Türkiye'de ajan gazeteciler
Soğuk savaş döneminde bazı gazetecilerin gizli servis operasyonlarında kullanıldığı bilinir. Eski KGB Ajanı Azeri polisiye yazarı Dr. Cengiz Abdullayev, "Araftan Kurtuluş" adlı romanında KGB'nin ABD'de çalıştıracağı bir ajanının Türkiye'deki dost gazeteciler tarafından kamufle edildiğini yazıyor. Önemli bir satırarası bilgi bu. Türk asıllı bir Bulgar genci kaza sonucunda Sofya'da ölür. Türkiye'de ve ABD'de akrabası olduğu öğrenilen gencin yerine Azeri bir KGB ajanı geçirilir. Akrabalarının tanımadığı gencin öyküsü Türkiye'deki dost gazeteciler tarafından dramatik bir mizansenle işlenir. Amaç, ajanın CIA'nın dikkatini çekmeden Türkiye üzerinden ABD'ye yerleşmesini sağlamaktır. Gazeteleri okuyan akrabalar soluğu Sofya'daki hastanede alır. Taburcu olan genç Türkiye'ye gelerek akrabalarına sığınır. Sahte Kemal Aslan, amcasının isteğiyle ABD'ye yerleşir, kısa sürede ünlü bir işadamı olur. KGB ajanı kendisinden istenilen teknoloji hırsızlığını yerine getirir.

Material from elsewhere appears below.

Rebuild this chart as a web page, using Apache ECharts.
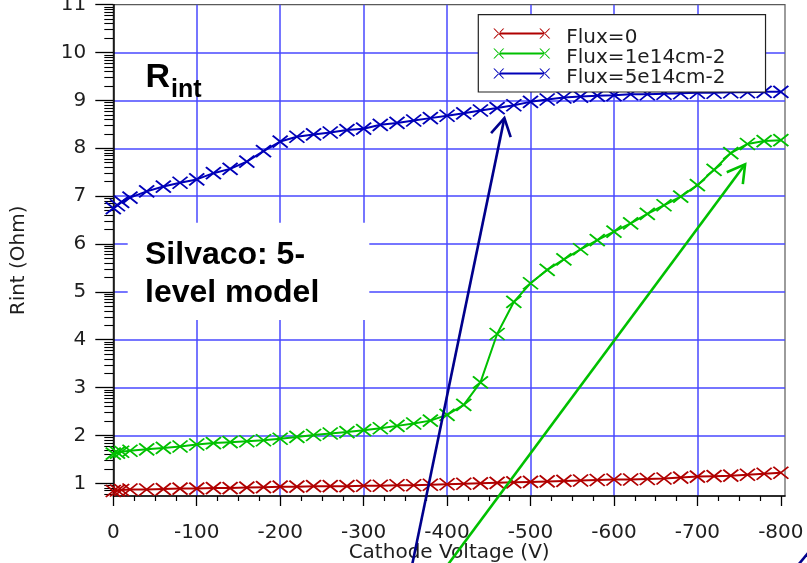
<!DOCTYPE html>
<html>
<head>
<meta charset="utf-8">
<title>Rint vs Cathode Voltage</title>
<script src="https://cdn.jsdelivr.net/npm/echarts@6/dist/echarts.min.js"></script>
<style>
  html, body { margin: 0; padding: 0; background: #ffffff; }
  #chart { width: 807px; height: 563px; }
</style>
</head>
<body>
<div id="chart"></div>
<script>
// Cathode voltage sweep (V)
const voltage = [0, -5, -10, -20, -40, -60, -80, -100, -120, -140, -160, -180, -200,
  -220, -240, -260, -280, -300, -320, -340, -360, -380, -400, -420, -440, -460, -480,
  -500, -520, -540, -560, -580, -600, -620, -640, -660, -680, -700, -720, -740, -760,
  -780, -800];

// Interstrip resistance (Ohm) per fluence
const rintFlux0 = [0.84, 0.85, 0.86, 0.87, 0.87, 0.88, 0.89, 0.89, 0.90, 0.90, 0.91, 0.92, 0.93,
  0.93, 0.94, 0.94, 0.94, 0.95, 0.95, 0.96, 0.96, 0.97, 0.98, 0.99, 1.00, 1.01, 1.02,
  1.03, 1.04, 1.05, 1.06, 1.07, 1.08, 1.08, 1.09, 1.10, 1.12, 1.14, 1.15, 1.16, 1.18,
  1.20, 1.22];
const rintFlux1e14 = [1.62, 1.64, 1.66, 1.68, 1.71, 1.74, 1.77, 1.81, 1.84, 1.86, 1.88, 1.90, 1.93,
  1.97, 2.01, 2.04, 2.07, 2.11, 2.15, 2.20, 2.25, 2.31, 2.43, 2.64, 3.11, 4.12, 4.79,
  5.18, 5.46, 5.68, 5.89, 6.08, 6.26, 6.43, 6.63, 6.81, 6.99, 7.23, 7.55, 7.90, 8.09,
  8.15, 8.17];
const rintFlux5e14 = [6.75, 6.81, 6.88, 6.97, 7.10, 7.20, 7.28, 7.35, 7.48, 7.57, 7.72, 7.94, 8.14,
  8.24, 8.29, 8.33, 8.38, 8.41, 8.49, 8.53, 8.58, 8.63, 8.68, 8.73, 8.79, 8.84, 8.90,
  8.97, 9.02, 9.06, 9.08, 9.10, 9.11, 9.13, 9.13, 9.14, 9.15, 9.16, 9.16, 9.17, 9.17,
  9.18, 9.18];

const seriesNames = ['Flux=0', 'Flux=1e14cm-2', 'Flux=5e14cm-2'];
const seriesColors = ['#b00000', '#00c000', '#0000b8'];

// Axis ticks and titles
const xTickValues = [0, -100, -200, -300, -400, -500, -600, -700, -800];
const yTickValues = [1, 2, 3, 4, 5, 6, 7, 8, 9, 10, 11];
const xAxisTitle = 'Cathode Voltage (V)';
const yAxisTitle = 'Rint (Ohm)';

// Annotation texts
const labelMain = 'R';
const labelSub = 'int';
const modelLines = ['Silvaco: 5-', 'level model'];

// Arrow annotations, given in data space: [tail, head]
const arrowBlue = [[-357, -0.8], [-468.7, 8.63]];
const arrowGreen = [[-396.7, -0.8], [-757.2, 7.665]];
const strayStroke = [[-819.6, -0.73], [-837.6, -0.35]];

const X_MIN = -805, X_MAX = 0, Y_MIN = 0.735, Y_MAX = 11;

// minor ticks: evenly every 25 V on x, log-style inside each unit on y
const xMinorTicks = [];
for (let i = 0; i < xTickValues.length - 1; i++) {
  for (let k = 1; k < 4; k++) xMinorTicks.push(xTickValues[i] - 25 * k);
}
const yMinorTicks = [];
for (let n = 0; n < 11; n++) {
  for (let k = 2; k < 10; k++) {
    const v = n + Math.log10(k);
    if (v >= Y_MIN && v <= Y_MAX) yMinorTicks.push(v);
  }
}

const FONT = 'DejaVu Sans';
const TEXT_COLOR = '#1e1e1e';
const GRID_COLOR = 'rgb(72,72,255)';

const crossSymbol = 'path://M0,0L10,10M0,10L10,0';
// legend swatch: thick line with a cross at each end, plus blank room on the right
const legendIcon = 'path://M0,0M68,19' +
  'M5.5,4.5H51.5V6.5H5.5Z' +
  'M0,0.5L1.3,0.5L11,10.5L9.7,10.5Z M0,10.5L1.3,10.5L11,0.5L9.7,0.5Z' +
  'M46,0.5L47.3,0.5L57,10.5L55.7,10.5Z M46,10.5L47.3,10.5L57,0.5L55.7,0.5Z';

const seriesValues = [rintFlux0, rintFlux1e14, rintFlux5e14];

const chart = echarts.init(document.getElementById('chart'), null, { renderer: 'canvas' });

const option = {
  animation: false,
  backgroundColor: '#ffffff',
  grid: {
    left: 113.3, right: 22, top: 4.7, bottom: 67,
    outerBoundsMode: 'none',
    containLabel: false,
    show: true, borderColor: '#5a5a5a', borderWidth: 1.2,
    backgroundColor: 'transparent'
  },
  legend: {
    orient: 'vertical',
    left: 478.3, top: 14.7,
    padding: [12.8, 40, 4.5, 15],
    itemWidth: 68, itemHeight: 19, itemGap: 0,
    backgroundColor: '#ffffff',
    borderColor: '#222222', borderWidth: 1.2, borderRadius: 0,
    textStyle: { fontFamily: FONT, fontSize: 20, color: TEXT_COLOR, lineHeight: 15, padding: [4, 0, 0, 0] },
    selectedMode: false,
    data: seriesNames.map((name, i) => ({
      name: name,
      icon: legendIcon,
      itemStyle: { color: seriesColors[i], borderWidth: 0 }
    }))
  },
  xAxis: [
    {
      type: 'value', min: X_MIN, max: X_MAX, splitNumber: 8, inverse: true,
      position: 'bottom',
      name: xAxisTitle, nameLocation: 'middle', nameGap: 47, nameMoveOverlap: false,
      nameTextStyle: { fontFamily: FONT, fontSize: 20, color: TEXT_COLOR },
      axisLine: { onZero: false, lineStyle: { color: '#000', width: 1.5 } },
      axisTick: { customValues: xTickValues, length: 10, lineStyle: { color: '#000', width: 1.3 } },
      axisLabel: { customValues: xTickValues, margin: 27, fontFamily: FONT, fontSize: 20, color: TEXT_COLOR },
      splitLine: { show: true, showMinLine: false, showMaxLine: false, lineStyle: { color: GRID_COLOR, width: 1.5 } }
    },
    {
      type: 'value', min: X_MIN, max: X_MAX, inverse: true, position: 'bottom',
      axisLine: { show: false },
      axisTick: { customValues: xMinorTicks, length: 5, lineStyle: { color: '#000', width: 1.2 } },
      axisLabel: { show: false },
      splitLine: { show: false }
    }
  ],
  yAxis: [
    {
      type: 'value', min: Y_MIN, max: Y_MAX, splitNumber: 10, position: 'left',
      name: yAxisTitle, nameLocation: 'middle', nameGap: 85, nameRotate: 90, nameMoveOverlap: false,
      nameTextStyle: { fontFamily: FONT, fontSize: 20, color: TEXT_COLOR, padding: [0, 20, 0, 0] },
      axisLine: { onZero: false, lineStyle: { color: '#000', width: 1.5 } },
      axisTick: { customValues: yTickValues, length: 18, lineStyle: { color: '#000', width: 1.3 } },
      axisLabel: { customValues: yTickValues, margin: 27, fontFamily: FONT, fontSize: 20, color: TEXT_COLOR },
      splitLine: { show: true, showMinLine: false, showMaxLine: false, lineStyle: { color: GRID_COLOR, width: 1.5 } }
    },
    {
      type: 'value', min: Y_MIN, max: Y_MAX, position: 'left',
      axisLine: { show: false },
      axisTick: { customValues: yMinorTicks, length: 9, lineStyle: { color: '#000', width: 1.1 } },
      axisLabel: { show: false },
      splitLine: { show: false }
    }
  ],
  series: seriesNames.map((name, i) => ({
    name: name,
    type: 'line',
    xAxisIndex: 0, yAxisIndex: 0,
    data: voltage.map((v, j) => [v, seriesValues[i][j]]),
    color: seriesColors[i],
    lineStyle: { color: seriesColors[i], width: 2 },
    symbol: crossSymbol,
    symbolSize: [15, 12],
    itemStyle: { color: 'rgba(0,0,0,0)', borderColor: seriesColors[i], borderWidth: 1.8 },
    emphasis: { disabled: true },
    z: 3
  }))
};

chart.setOption(option);

// arrows built from data-space endpoints through the grid's own scales
function arrowElements(seg, color, withHead) {
  const p0 = chart.convertToPixel({ gridIndex: 0 }, seg[0]);
  const p1 = chart.convertToPixel({ gridIndex: 0 }, seg[1]);
  const els = [{
    type: 'polyline', z: 100,
    shape: { points: [p0, p1] },
    style: { stroke: color, lineWidth: 2.6, fill: null }
  }];
  if (withHead) {
    const ang = Math.atan2(p0[1] - p1[1], p0[0] - p1[0]);
    const len = 20, spread = Math.PI / 6;
    const a = [p1[0] + len * Math.cos(ang + spread), p1[1] + len * Math.sin(ang + spread)];
    const b = [p1[0] + len * Math.cos(ang - spread), p1[1] + len * Math.sin(ang - spread)];
    els.push({
      type: 'polyline', z: 100,
      shape: { points: [a, p1, b] },
      style: { stroke: color, lineWidth: 2.6, fill: null, lineJoin: 'miter' }
    });
  }
  return els;
}

const boldFont = 'Liberation Sans';
const graphics = [
  {
    type: 'rect', z: 50,
    shape: { x: 127.7, y: 222.7, width: 241.6, height: 97.3 },
    style: { fill: '#ffffff' }
  },
  {
    type: 'text', z: 51, x: 145, y: 254.7,
    style: { text: modelLines[0], fontFamily: boldFont, fontWeight: 'bold', fontSize: 32, fill: '#000', verticalAlign: 'middle' }
  },
  {
    type: 'text', z: 51, x: 145, y: 293.1,
    style: { text: modelLines[1], fontFamily: boldFont, fontWeight: 'bold', fontSize: 32, fill: '#000', verticalAlign: 'middle' }
  },
  {
    type: 'text', z: 51, x: 145.5, y: 77.8,
    style: { text: labelMain, fontFamily: boldFont, fontWeight: 'bold', fontSize: 34, fill: '#000', verticalAlign: 'middle' }
  },
  {
    type: 'text', z: 51, x: 171, y: 89.7,
    style: { text: labelSub, fontFamily: boldFont, fontWeight: 'bold', fontSize: 25, fill: '#000', verticalAlign: 'middle' }
  }
]
  .concat(arrowElements(arrowBlue, '#00008c', true))
  .concat(arrowElements(arrowGreen, '#00c000', true))
  .concat(arrowElements(strayStroke, '#00008c', false));

chart.setOption({ graphic: graphics });
</script>
</body>
</html>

Arcayürek ile Tunçkanat kapışmış
Türk-ABD ilişkilerini bozmak amacıyla KGB'nin basına sahte Amerikan belgeleri sızdırdığını pek az kimse hatırlayacaktır. 1966'da emekli subay, senatör Haydar Tunçkanat, ABD'in bazı Türk subayları ile AP aleyhindeki liberalleri enterne etmek üzere komplo kurduğunu içeren belgeler ortaya atıyor. Belgelere göre ABD Türkiye'nin iç işlerine müdahale ediyor. TSK içinde de geniş bir yankı bulan iddialar, ülkede ABD aleyhtarı bir hava estirir. Sıtkı Uluç 'Gizli Servis Öyküleri'nde olayı KGB operasyonları kategorisi içinde ele alıyor. Buna göre KGB'nin hazırladığı belgeler Tunçkanat üzerinden piyasaya sürülüyor. Belgelerin sahte olduğunu bilmeyen Tunçkanat, 'İkili Anlaşmaların İç Yüzü' kitabında da belgeleri yayınlar. Cüneyt Arcayürek o dönemde belgelerin sahte olduğunu yazar. Bu nedenle başı Tunçkanat'la derde girer. Yıllar sonra 1987'de Tunçkanat, Cumhuriyet gazetesi yazarı Arcayürek'i 'CIA işbirlikçisi' olarak niteleyecek, Arcayürek ise 'Darbeler ve Gizli Servisler' kitabında kendini savunacaktı.